Navel Gazing
Navel gazing is our tendency to prefer to retreat into ourself, to take comfort in our own subjectivity, and to be disinterested in objectivity, being part of something greater than ourself, and searching for some meaning and purpose. To be self interested, self focused, and self centered is to navel gaze. When we navel gaze we do not care about objectivity and otherness, we do not try to universalize or strive to understand, and we are not concerned with our own unavailability.
There are a few versions of navel gazing. We could be selfish or self interested, caring for ourself and our own loved ones or possessions above all else. For instance, we might be in fight or flight mode where we have our own self to defend and assert. Take the example of being addicted to and absorbed by how many signs of approval are granted on social media. We might take a victimhood positioning. For instance, we might be suffering from pain and when someone challenges the merit of our excuse, even and most commonly when we challenge our own self, we pile on the excuses to demonstrate our unique position of disadvantage. We may decide we are the main character in our own story, and therefore all else fades to the background. For instance, when someone else is receiving attention and we are envious, we might “one up” the stakes of our own narrative to satiate the appetite for doting, adoring, or validating.

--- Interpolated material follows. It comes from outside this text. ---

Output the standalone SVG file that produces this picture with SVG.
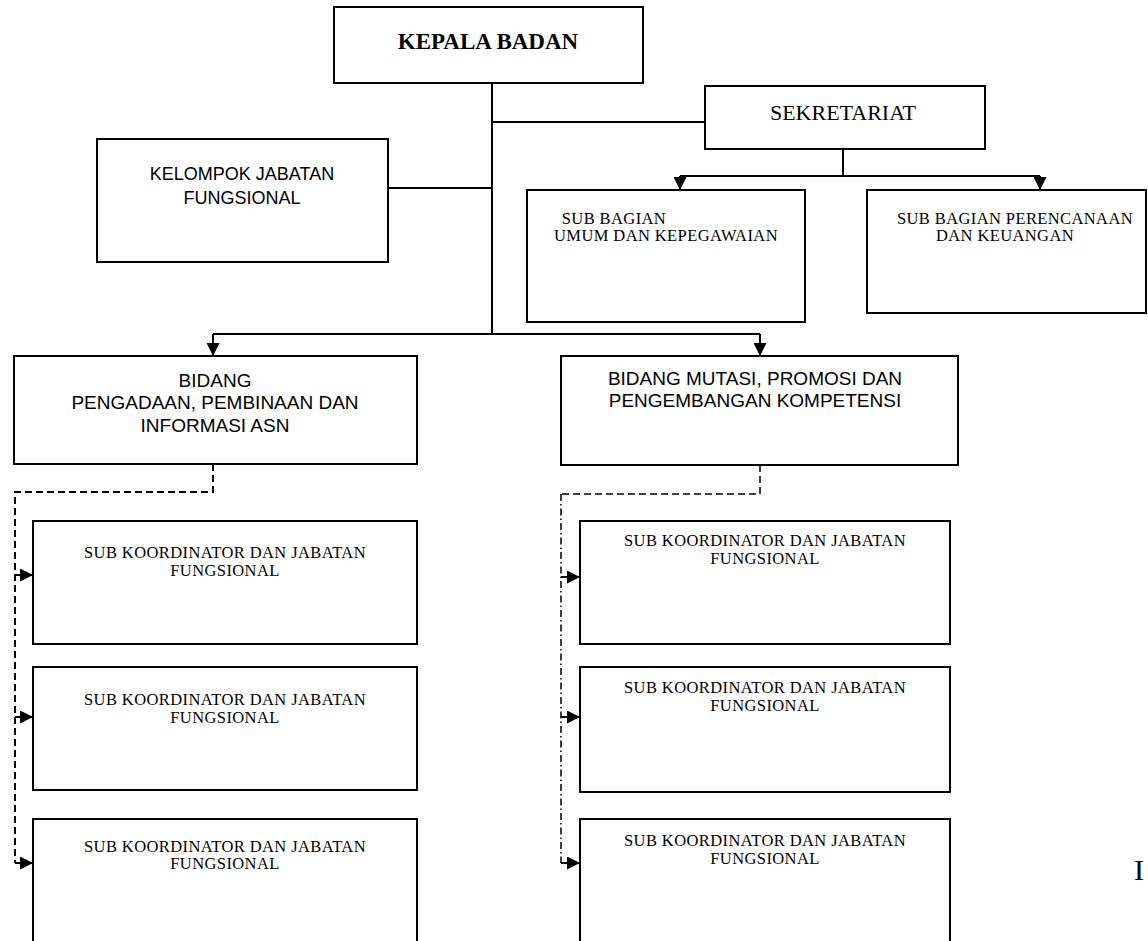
<svg xmlns="http://www.w3.org/2000/svg" width="1148" height="941" viewBox="0 0 1148 941">
  <style>
    .box { fill: #fff; stroke: #000; stroke-width: 2; }
    .ln { fill: none; stroke: #000; stroke-width: 2; }
    .dash { fill: none; stroke: #000; stroke-width: 2; stroke-dasharray: 7 4; }
    .dashdot { fill: none; stroke: #000; stroke-width: 1.5; stroke-dasharray: 7 3 1.5 3; }
    .serif { font-family: "Liberation Serif", "DejaVu Serif", serif; fill: #000; text-anchor: middle; }
    .sans { font-family: "Liberation Sans", "DejaVu Sans", sans-serif; fill: #000; text-anchor: middle; }
    .sub { font-size: 16.5px; letter-spacing: 0.4px; }
  </style>
  <defs>
    <marker id="tri" viewBox="0 0 10 10" refX="10" refY="5" markerWidth="15" markerHeight="13" markerUnits="userSpaceOnUse" orient="auto">
      <path d="M0,0 L10,5 L0,10 z" fill="#000"/>
    </marker>
  </defs>
  <rect width="1148" height="941" fill="#fff"/>

  <!-- connectors -->
  <g id="connectors">
    <path class="ln" d="M492,83 V334"/>
    <path class="ln" d="M492,122 H705"/>
    <path class="ln" d="M388,188 H492"/>
    <path class="ln" d="M843,149 V176"/>
    <path class="ln" d="M680,176 H1040"/>
    <path class="ln" d="M680,176 V190" marker-end="url(#tri)"/>
    <path class="ln" d="M1040,176 V190" marker-end="url(#tri)"/>
    <path class="ln" d="M213,334 H760"/>
    <path class="ln" d="M213,334 V356" marker-end="url(#tri)"/>
    <path class="ln" d="M760,334 V356" marker-end="url(#tri)"/>
    <!-- left column: dashed feed to sub units -->
    <path class="dash" d="M213,464 V492 H15 V863"/>
    <path class="ln" d="M15,575 H33" marker-end="url(#tri)"/>
    <path class="ln" d="M15,717 H33" marker-end="url(#tri)"/>
    <path class="ln" d="M15,863 H33" marker-end="url(#tri)"/>
    <!-- right column: dash-dot feed to sub units -->
    <path class="dash" d="M760,465 V494 H561" style="stroke-width:1.5"/>
    <path class="dashdot" d="M561,494 V863"/>
    <path class="ln" d="M561,577 H580" marker-end="url(#tri)"/>
    <path class="ln" d="M561,717 H580" marker-end="url(#tri)"/>
    <path class="ln" d="M561,863 H580" marker-end="url(#tri)"/>
  </g>

  <g id="kepala">
    <rect class="box" x="334" y="7" width="309" height="76"/>
    <text class="serif" x="488" y="49" font-size="23" font-weight="bold">KEPALA BADAN</text>
  </g>

  <g id="sekretariat">
    <rect class="box" x="705" y="86" width="280" height="63"/>
    <text class="serif" x="843" y="120" font-size="22">SEKRETARIAT</text>
  </g>

  <g id="kelompok">
    <rect class="box" x="97" y="139" width="291" height="123"/>
    <text class="sans" x="242" y="180" font-size="18">KELOMPOK JABATAN</text>
    <text class="sans" x="242" y="204" font-size="18">FUNGSIONAL</text>
  </g>

  <g id="subbag-umum">
    <rect class="box" x="527" y="190" width="278" height="132"/>
    <text class="serif sub" x="614" y="224">SUB BAGIAN</text>
    <text class="serif sub" x="666" y="241">UMUM DAN KEPEGAWAIAN</text>
  </g>

  <g id="subbag-perencanaan">
    <rect class="box" x="867" y="190" width="279" height="123"/>
    <text class="serif sub" x="1015" y="224">SUB BAGIAN PERENCANAAN</text>
    <text class="serif sub" x="1005" y="241">DAN KEUANGAN</text>
  </g>

  <g id="bidang-pengadaan">
    <rect class="box" x="14" y="356" width="403" height="108"/>
    <text class="sans" x="215" y="387" font-size="19">BIDANG</text>
    <text class="sans" x="215" y="409" font-size="19">PENGADAAN, PEMBINAAN DAN</text>
    <text class="sans" x="215" y="432" font-size="19">INFORMASI ASN</text>
  </g>

  <g id="bidang-mutasi">
    <rect class="box" x="561" y="356" width="397" height="109"/>
    <text class="sans" x="755" y="385" font-size="19">BIDANG MUTASI, PROMOSI DAN</text>
    <text class="sans" x="755" y="407" font-size="19">PENGEMBANGAN KOMPETENSI</text>
  </g>

  <g id="sub-kiri-1">
    <rect class="box" x="33" y="521" width="384" height="123"/>
    <text class="serif sub" x="225" y="558">SUB KOORDINATOR DAN JABATAN</text>
    <text class="serif sub" x="225" y="576">FUNGSIONAL</text>
  </g>
  <g id="sub-kiri-2">
    <rect class="box" x="33" y="667" width="384" height="123"/>
    <text class="serif sub" x="225" y="705">SUB KOORDINATOR DAN JABATAN</text>
    <text class="serif sub" x="225" y="723">FUNGSIONAL</text>
  </g>
  <g id="sub-kiri-3">
    <rect class="box" x="33" y="819" width="384" height="140"/>
    <text class="serif sub" x="225" y="852">SUB KOORDINATOR DAN JABATAN</text>
    <text class="serif sub" x="225" y="869">FUNGSIONAL</text>
  </g>

  <g id="sub-kanan-1">
    <rect class="box" x="580" y="521" width="370" height="123"/>
    <text class="serif sub" x="765" y="546">SUB KOORDINATOR DAN JABATAN</text>
    <text class="serif sub" x="765" y="564">FUNGSIONAL</text>
  </g>
  <g id="sub-kanan-2">
    <rect class="box" x="580" y="667" width="370" height="125"/>
    <text class="serif sub" x="765" y="693">SUB KOORDINATOR DAN JABATAN</text>
    <text class="serif sub" x="765" y="711">FUNGSIONAL</text>
  </g>
  <g id="sub-kanan-3">
    <rect class="box" x="580" y="819" width="370" height="140"/>
    <text class="serif sub" x="765" y="846">SUB KOORDINATOR DAN JABATAN</text>
    <text class="serif sub" x="765" y="864">FUNGSIONAL</text>
  </g>

  <text x="1134" y="880" font-family="Liberation Serif, serif" font-size="30">I</text>
</svg>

But most importantly, navel gazing is to indulge this self centered focus, finding some warped pleasure in our own interest and attention towards our own empirical self. When self interest becomes navel gazing is when we lean into the desires of the empirical self and refer to these desires as needs. In the story of Narcissus, the authors fail to address whether Narcissus recognizes his own reflection for what it is. But what he understands of reflections is insignificant when his reflection gazing is understood as navel gazing: he has finally found a way to admire himself the way others have admired him all of his life. The outside world melts away, there is no other, and he dies by taking this self indulgence to the ultimate extreme.
Self reflection can be a healthy habit to understanding ourself as an example of humanity; working on ideas; self improvement; articulating our wants, desires, purpose, and meaning. But self reflection for the sake of retreating into our own little being is a rejection of philosophical thinking to embrace subjectivity.